Buoyed by a Scandal lead-in, Murder became an instant hit for ABC, drawing 10.4 million viewers weekly. Fans flooded social media to compare theories—and to defend Davis after The New York Times’ Alessandra Stanley infamously wrote that the actress was “less classically beautiful” than lighter-skinned African-American actors and was someone who “doesn’t look at all like the typical star of a network drama.” A month later, Davis defied conventions and stoked conversation again by removing her wig and makeup on screen before turning to her husband and asking, “Why is your penis on a dead girl’s phone?”

“That was her idea,” insists Nowalk of Davis’ strip scene. “At the same time, that’s how pure of an actor she is, that she thinks that’s not a big deal.” Of course, Davis was only performing a task that millions of women do every night. But the idea that a middle-aged actress would dare to appear on TV without makeup was more shocking than any of Murder’s twists. “It was a stunning moment,” recalls executive producer Shonda Rhimes. “Watching any woman strip themselves bare in that way is very powerful for me.
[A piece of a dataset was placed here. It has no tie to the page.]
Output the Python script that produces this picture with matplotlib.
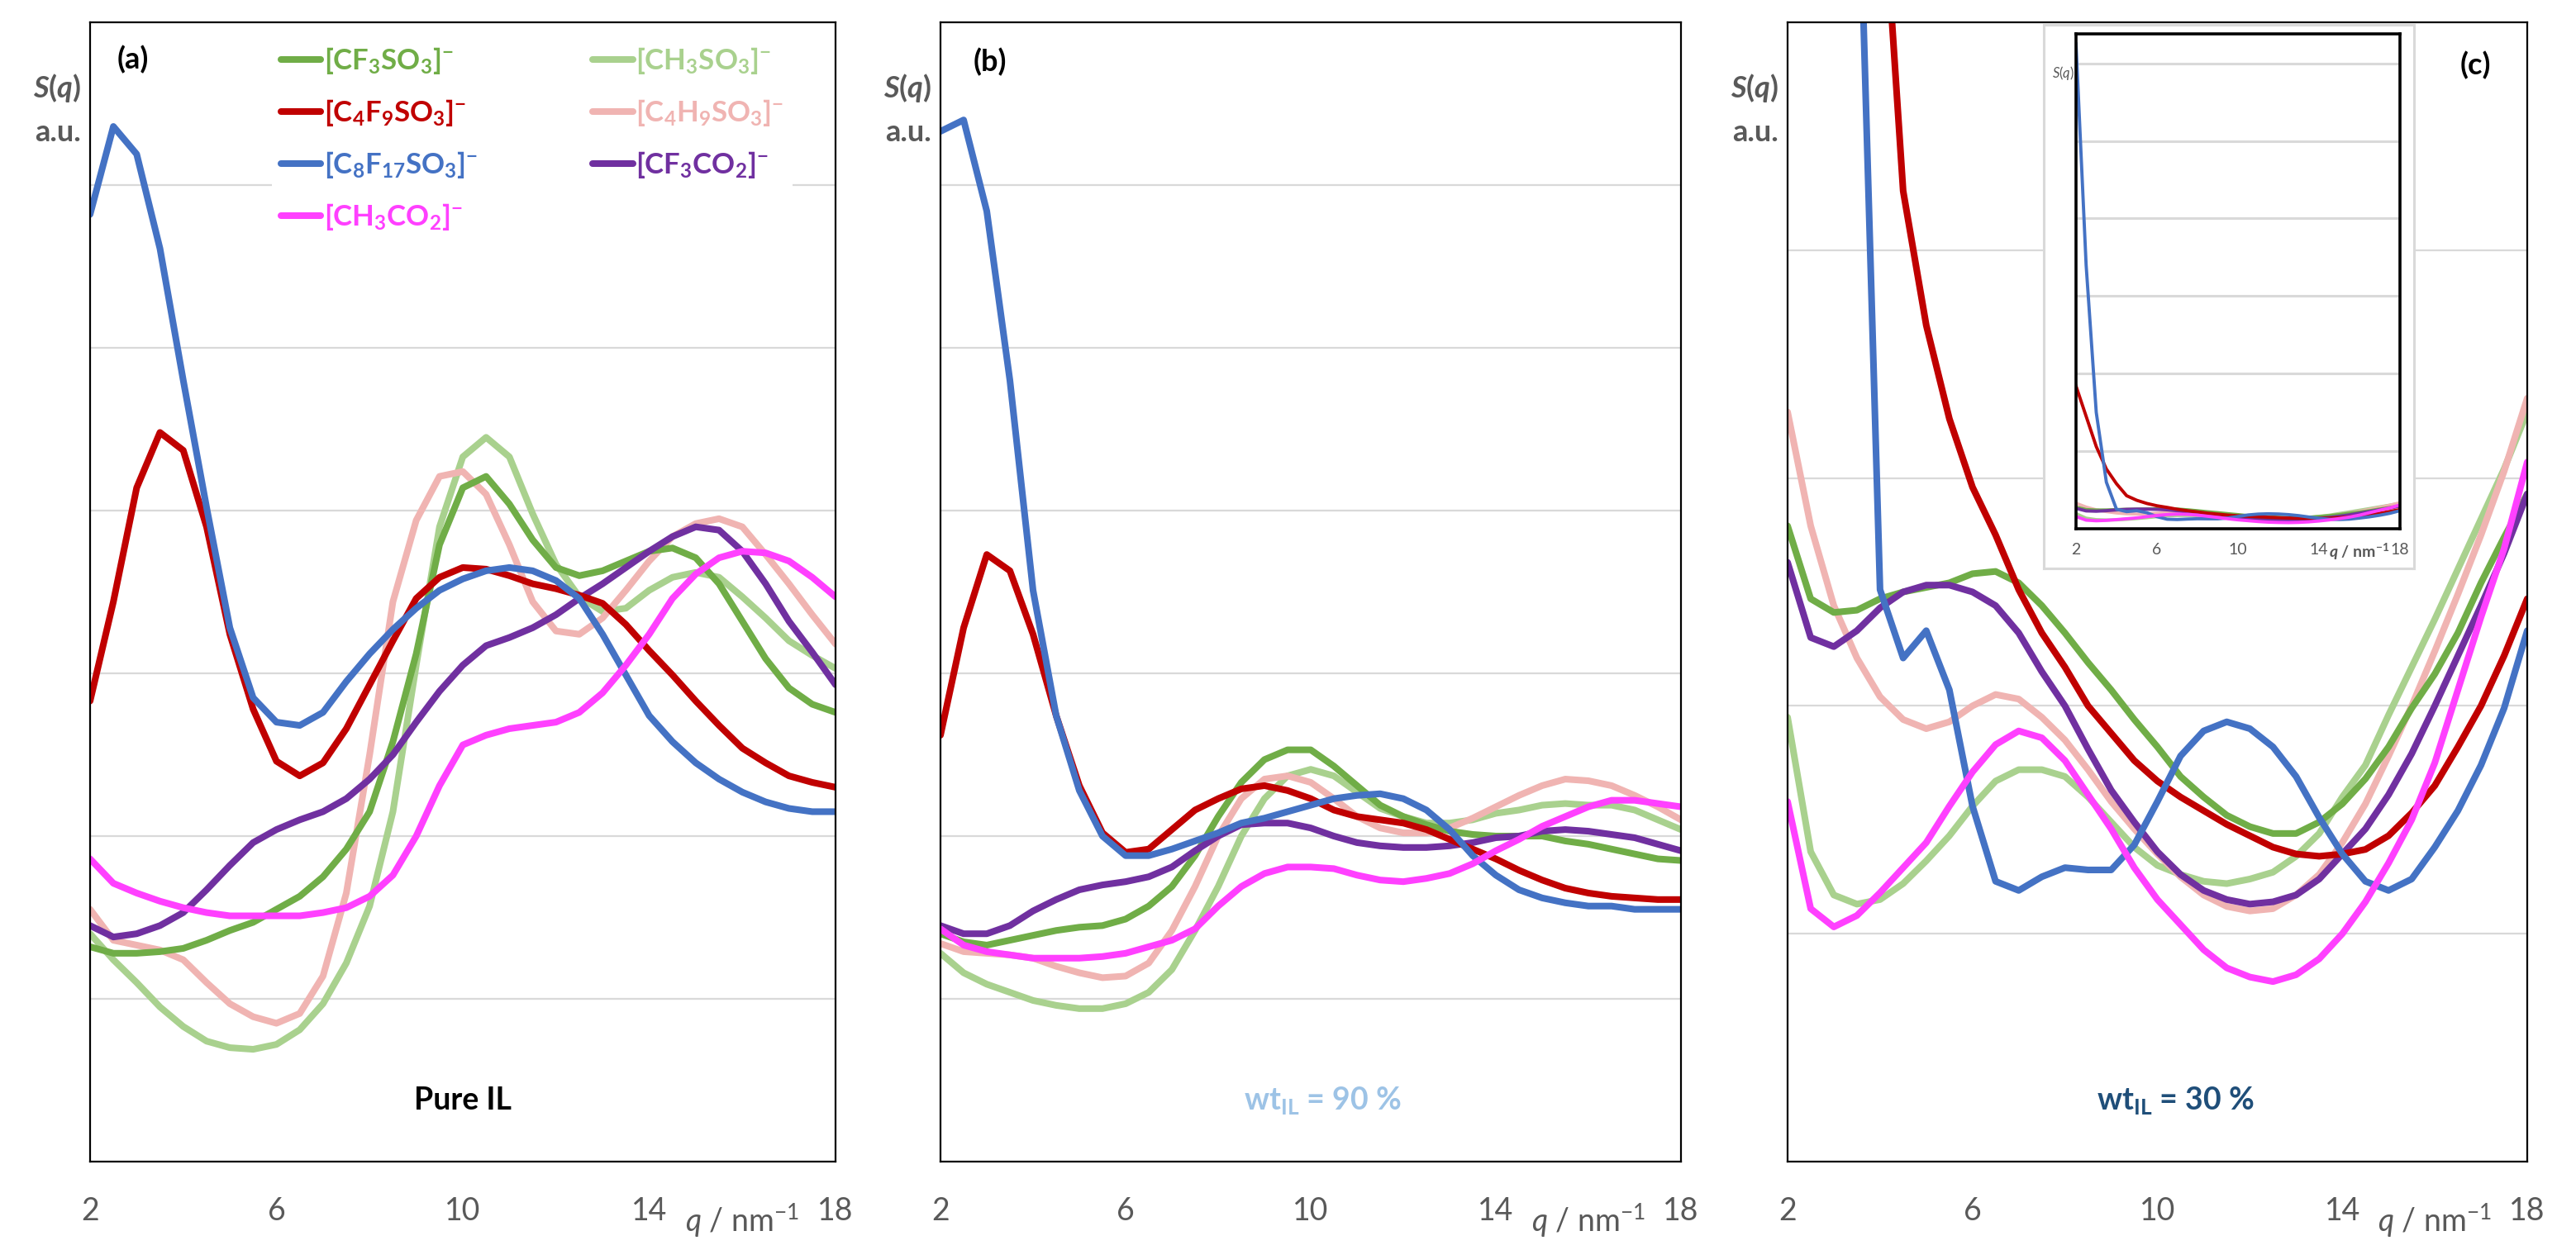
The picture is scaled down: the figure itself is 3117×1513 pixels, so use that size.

Viola always gets to your soul.”

Becoming TV’s latest “It” star definitely has its perks: The job pays north of $100,000 an episode and allows Davis time to pick up her daughter from preschool. But there are drawbacks, too. ABC would like the actress to tweet more—a practice that makes her so uncomfortable that she has to rely on a paid consultant. Still, she’s managed to amass more than 130,000 followers…even if the most she can muster are aw-shucks comments like “Thrilled to be presenting at the #Oscars on 2/22! Thanks @TheAcademy for having me.”

More important, Davis’ work on Murder has finally helped her achieve what she once thought was unattainable: bankability outside the U.S. “Murder is shown in 157 different [territories],” marvels Davis. She now has two big-screen projects in the works: She’s set to begin production on a movie called Custody from director James Lapine (Into the Woods), and she’ll appear opposite Will Smith and Jared Leto in the adaptation of the DC Comics title Suicide Squad next year. As for that production company she runs with her husband? They just sold a biopic to Fox Searchlight about Barbara Jordan—the first black woman elected to the Texas state senate—that was written by Angels in America playwright Tony Kushner, an old friend from Juilliard.

There are skeptics who think an Oscar-nominated actress like Davis won’t want to hang around on TV for long, forcing Murder to kill off its antihero sooner rather than later. Heresy! In fact, Davis has signed a standard seven-year contract and is definitely returning for season 2. “We’ve never talked about having to do an episode that she wouldn’t be in,” Nowalk says. “She’s the heart and soul of the show. I can’t picture it without her.” Neither can Davis, who revels in the fact that just five years ago she couldn’t have imagined headlining a buzzy show on TV, learning the ways of social media, or even sitting on a private deck in Kauai. “You have to navigate your way through failure and disappointment,” muses Davis, “and find some semblance of joy.”